Like Frankenstein and Misery, the 1889 novel A Connecticut Yankee in King Arthur’s Court was inspired by a dream of the author’s. Mark Twain was on the lecture circuit with Louisiana writer George Washington Cable, who gave him a copy of Malory’s Morte d’Arthur. The two authors, both of whom were known for writing in dialects, made a joke of the archaic language and began speaking in it, calling each other “Sir Mark” and “Sir George.” Around this time, Twain’s notebooks make reference to a dream about being a knight, and all the inconveniences it caused. 
Posters for the lost 1921 film version of A Conneticut Yankee in King Arthur's Court
The first film adaptation of A Connecticut Yankee in King Arthur’s Court was released by Fox in 1921, and it made use of the dream device. While the original novel’s action begins with Hank Morgan waking up in Medieval Camelot after he’s hit on the head with a crowbar, the silent film version takes a more meta approach. The titular Yankee, renamed Martin Cavendish for the film, has been reading Twain’s novel when he ends up struck by the spear of a suit of armor. He ends up dreaming of the book’s setting, just as Twain dreamed of Le Morte d-Arthur. The film’s credits list an actor as playing the part of Mark Twain, but as only three reels of the film survive (2, 4, and 7 are at the Museum of Modern Art in New York), it’s uncertain what purpose he served.
A postcard for the film gives a glimpse of the motorcycle-riding knights. (Click to view larger.)

Still pictures, reviews, and the viewable parts of the film give us some idea of what the movie is like. Perhaps the most intriguing --and amusing-- aspect of the silent film version of the story is that it’s updated to the 1920s. The main character of the original book impresses the people of the Middle Ages with things like gunpowder and a lightning rod, while Martin Cavendish introduces them to the Jazz Age. Movie stills in a French photo-novelization of the film depict armored knights with hip-flasks of bootleg booze riding around on motorcycles. The Photoplay review suggests that the film was full of contemporary slang, not to mention references to Tin Lizzies and the Volstead Act.
Harry Myers with Chaplin in City Lights.

Harry Myers starred in the lead role, and was no doubt suited to the comedic aspects of the film. Ten years later, he’d be Chaplin’s co-star in City Lights, as the drunken millionaire who spends a night on the town with the Tramp. The romantic lead was Pauline Starke, who worked her way up from being an extra in D. W. Griffith’s Intolerance. Starke starred in a another partially-lost film based on a famous book, 1924’s Dante’s Inferno, in which she and other actresses appeared fully nude. (Before the Hays Code of 1930, film producers pushed all limits. Unfortunately for anyone with prurient or even academic interests, a low percentage of the racier films have survived.)
Pauline Starke in a promo pose, and on the cover of a movie mag in 1927.
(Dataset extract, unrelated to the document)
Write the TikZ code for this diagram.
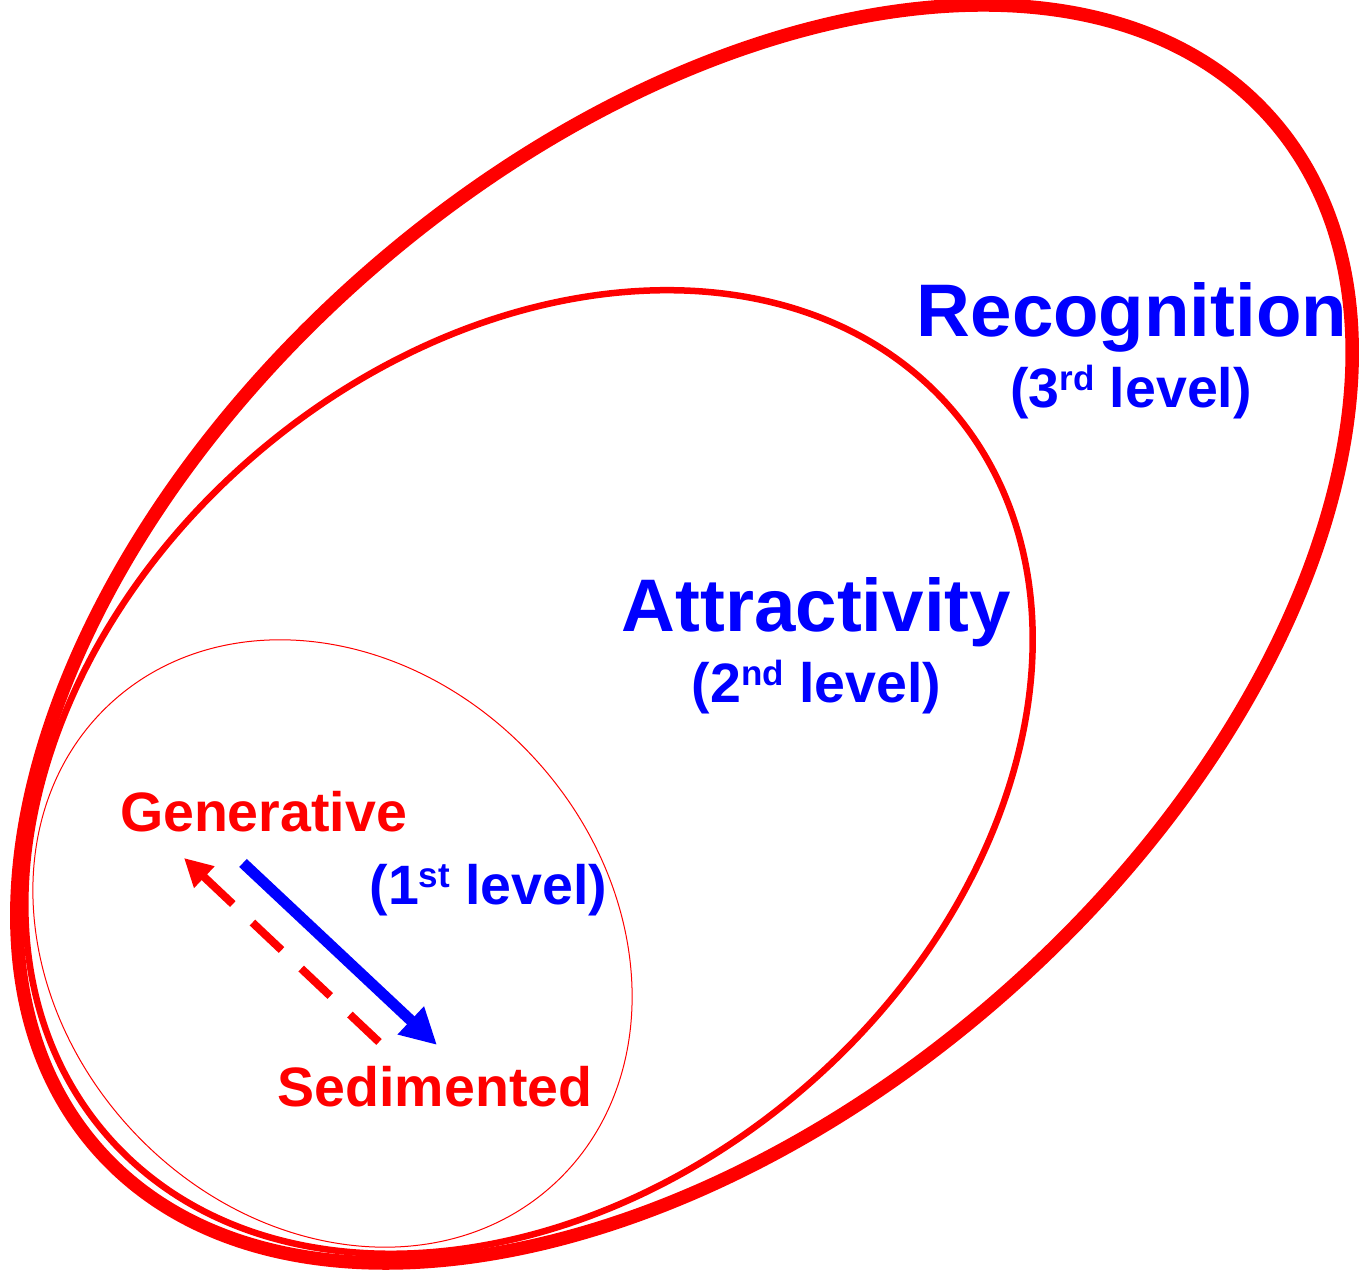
\documentclass[tikz,border=0pt]{standalone}
\usepackage{fontspec}
\setmainfont{Liberation Sans}
\usetikzlibrary{arrows.meta}
\definecolor{pred}{RGB}{255,0,0}
\definecolor{pblue}{RGB}{0,0,255}
\newcommand{\bigtxt}{\fontsize{74.5}{80}\selectfont\bfseries}
\newcommand{\midtxt}{\fontsize{55.5}{60}\selectfont\bfseries}
\newcommand{\suptxt}[1]{\raisebox{17pt}{\fontsize{35}{35}\selectfont #1}}
\begin{document}
\begin{tikzpicture}[x=1pt,y=1pt,
  ring/.style={draw=pred},
  titletxt/.style={text=pblue,font=\bigtxt,inner sep=0pt,anchor=base},
  leveltxt/.style={text=pblue,font=\midtxt,inner sep=0pt,anchor=base},
  poletxt/.style={text=pred,font=\midtxt,inner sep=0pt,anchor=base}]
\useasboundingbox (0,0) rectangle (1360,1271);
\fill[white] (0,0) rectangle (1360,1271);
% ellipses
\draw[ring,line width=13.5pt,rotate around={41.2:(684.5,637)}] (684.5,637) ellipse [x radius=781, y radius=481];
\draw[ring,line width=6.5pt,rotate around={40.4:(529,499)}] (529,499) ellipse [x radius=557, y radius=419];
\draw[ring,line width=1pt,rotate around={-47.2:(332.5,327.5)}] (332.5,327.5) ellipse [x radius=327, y radius=274];
% labels
\node[titletxt] (recog) at (1132,934) {Recognition};
\node[leveltxt] (lvl3) at (1131,863) {(3\suptxt{rd} level)};
\node[titletxt] (attr) at (816.5,639) {Attractivity};
\node[leveltxt] (lvl2) at (816.5,568) {(2\suptxt{nd} level)};
\node[poletxt] (gen) at (263.5,439) {Generative};
\node[leveltxt] (lvl1) at (488.5,366) {(1\suptxt{st} level)};
\node[poletxt] (sed) at (435,164) {Sedimented};
% arrows
\coordinate (bstart) at (243,408);
\coordinate (bend) at (437,226);
\coordinate (rstart) at (379,229);
\coordinate (rend) at (184,413);
\draw[pblue,line width=11pt,-{Triangle[length=36pt,width=36pt]}] (bstart) -- (bend);
\draw[pred,line width=8pt,dash pattern=on 40pt off 27pt,-{Triangle[length=28pt,width=28pt]}] (rstart) -- (rend);
\end{tikzpicture}
\end{document}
Wikipedia suggests that A Connecticut Yankee in King Arthur’s Court is the first time travel film, but I’d have to disagree. Because the story takes place in a dream, no one has actually traveled in time. Even if you allow that the events in the film are time travel, then you’d have to agree that the supernaturally-inspired trips to the past in A Christmas Carol are as well, and that story had at least six film adaptations prior to 1921.

Unless you can get the MoMA to arrange a screening for you of the existing three reels, the silent version of Connecticut Yankee will probably elude you. We’ll have to make do with film posters and reports from those who either saw the film in the ‘20s or have seen the extant reels. Ironically, though Mark Twain died eleven years before the film was made, we have existing footage of Twain himself, shot by Thomas Edison at the author’s home in Connecticut. The fact that a movie is gone despite being made years later (and widely distributed and shown across the world) shows the astounding randomness of film survival. If I could time travel, perhaps I’d spend my time in the past ensuring that old films were archived safely.